=== Provided material ===

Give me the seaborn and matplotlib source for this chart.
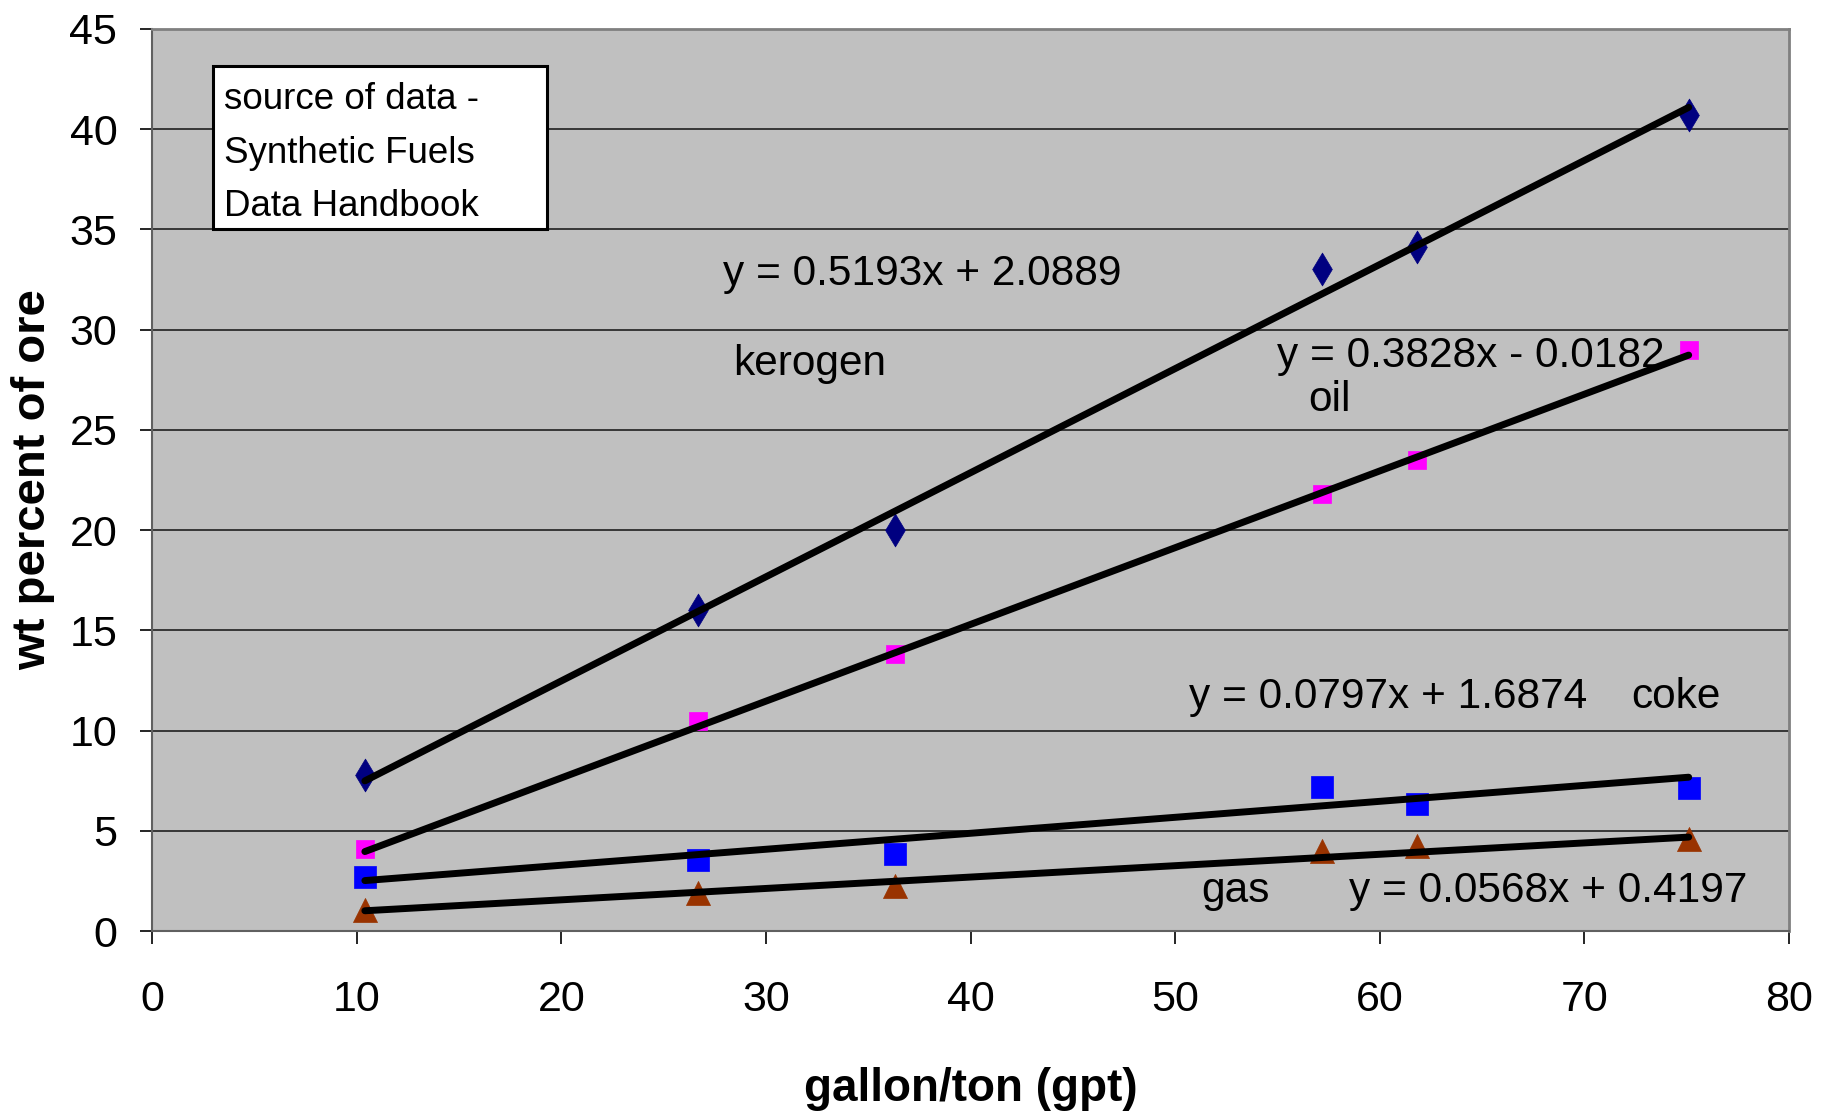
import matplotlib
matplotlib.use('Agg')
import matplotlib.pyplot as plt
import seaborn as sns
import numpy as np
import pandas as pd
from matplotlib.patches import Rectangle

# gallon/ton of ore
gpt = [10.4, 26.7, 36.3, 57.2, 61.8, 75.1]

# wt percent of ore
kerogen = [7.8, 16.0, 20.0, 33.0, 34.1, 40.7]
oil = [4.1, 10.5, 13.8, 21.8, 23.5, 29.0]
coke = [2.7, 3.55, 3.85, 7.2, 6.35, 7.15]
gas = [1.05, 1.9, 2.25, 4.0, 4.25, 4.6]

# trendline coefficients as printed on the chart
slopes = [0.5193, 0.3828, 0.0797, 0.0568]
intercepts = [2.0889, -0.0182, 1.6874, 0.4197]
series_names = ['kerogen', 'oil', 'coke', 'gas']

sns.set_theme(style='ticks')
plt.rcParams['font.family'] = ['Liberation Sans Narrow', 'Liberation Sans', 'DejaVu Sans']
for key in ['text.color', 'axes.labelcolor', 'xtick.color', 'ytick.color']:
    plt.rcParams[key] = 'black'

fig = plt.figure(figsize=(18.32, 11.13), dpi=100)
ax = fig.add_axes([0.083, 0.1635, 0.8935, 0.8105])
ax.set_facecolor('#C0C0C0')

df = pd.DataFrame({'gpt': gpt * 4,
                   'wt': kerogen + oil + coke + gas,
                   'series': np.repeat(series_names, len(gpt))})

styles = {
    'kerogen': dict(marker='d', color='#000080', s=280),
    'oil': dict(marker='s', color='#FF00FF', s=160),
    'coke': dict(marker='s', color='#0000FF', s=250),
    'gas': dict(marker='^', color='#993300', s=300),
}

# trendlines
for name, m, b in zip(series_names, slopes, intercepts):
    xs = np.array([min(gpt), max(gpt)])
    sns.lineplot(x=xs, y=m * xs + b, ax=ax, color='black', lw=5, zorder=3)

for name in series_names:
    sub = df[df['series'] == name]
    st = styles[name]
    sns.scatterplot(data=sub, x='gpt', y='wt', ax=ax, marker=st['marker'],
                    color=st['color'], s=st['s'], edgecolor=st['color'],
                    linewidth=0.5, zorder=2)

ax.set_xlim(0, 80)
ax.set_ylim(0, 45)
ax.set_xticks(range(0, 81, 10))
ax.set_yticks(range(0, 46, 5))
ax.grid(axis='y', color='#202020', lw=1.2)
ax.grid(axis='x', visible=False)
ax.set_axisbelow(True)

for side in ['left', 'bottom']:
    ax.spines[side].set_color('#606060')
    ax.spines[side].set_linewidth(1.5)
for side in ['top', 'right']:
    ax.spines[side].set_color('#808080')
    ax.spines[side].set_linewidth(2)

ax.tick_params(axis='both', labelsize=31, length=9, width=1.2, color='black')
ax.tick_params(axis='x', pad=26)
ax.tick_params(axis='y', pad=16)

ax.set_xlabel('gallon/ton (gpt)', fontsize=33, fontweight='bold', labelpad=34)
ax.set_ylabel('wt percent of ore', fontsize=34, fontweight='bold', labelpad=10)

txt = dict(fontsize=30.5, va='center', ha='left')
ax.text(27.9, 32.8, 'y = 0.5193x + 2.0889', **txt)
ax.text(28.4, 28.3, 'kerogen', **txt)
ax.text(55.0, 28.7, 'y = 0.3828x - 0.0182', **txt)
ax.text(56.5, 26.5, 'oil', **txt)
ax.text(50.7, 11.65, 'y = 0.0797x + 1.6874', **txt)
ax.text(72.3, 11.65, 'coke', **txt)
ax.text(51.3, 1.98, 'gas', **txt)
ax.text(58.5, 1.98, 'y = 0.0568x + 0.4197', **txt)

# source box
ax.add_patch(Rectangle((0.0371, 0.7785), 0.2042, 0.18, transform=ax.transAxes,
                       facecolor='white', edgecolor='black', linewidth=2.2,
                       zorder=4))
ax.text(0.0442, 0.941, 'source of data -\nSynthetic Fuels\nData Handbook',
        transform=ax.transAxes, fontsize=26.5, va='top', ha='left',
        linespacing=1.68, zorder=5)

fig.savefig('out.png', dpi=100)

===

▸ Problem to solve
Set down again, exactly, the lines of the material above from its first line to the one with "gpt = [10.4, 26.7, 36.3, 57.2, 61.8, 75.1]", inclusive. Leave the pictures out.

▸ Completed exercise
Give me the seaborn and matplotlib source for this chart.
import matplotlib
matplotlib.use('Agg')
import matplotlib.pyplot as plt
import seaborn as sns
import numpy as np
import pandas as pd
from matplotlib.patches import Rectangle

# gallon/ton of ore
gpt = [10.4, 26.7, 36.3, 57.2, 61.8, 75.1]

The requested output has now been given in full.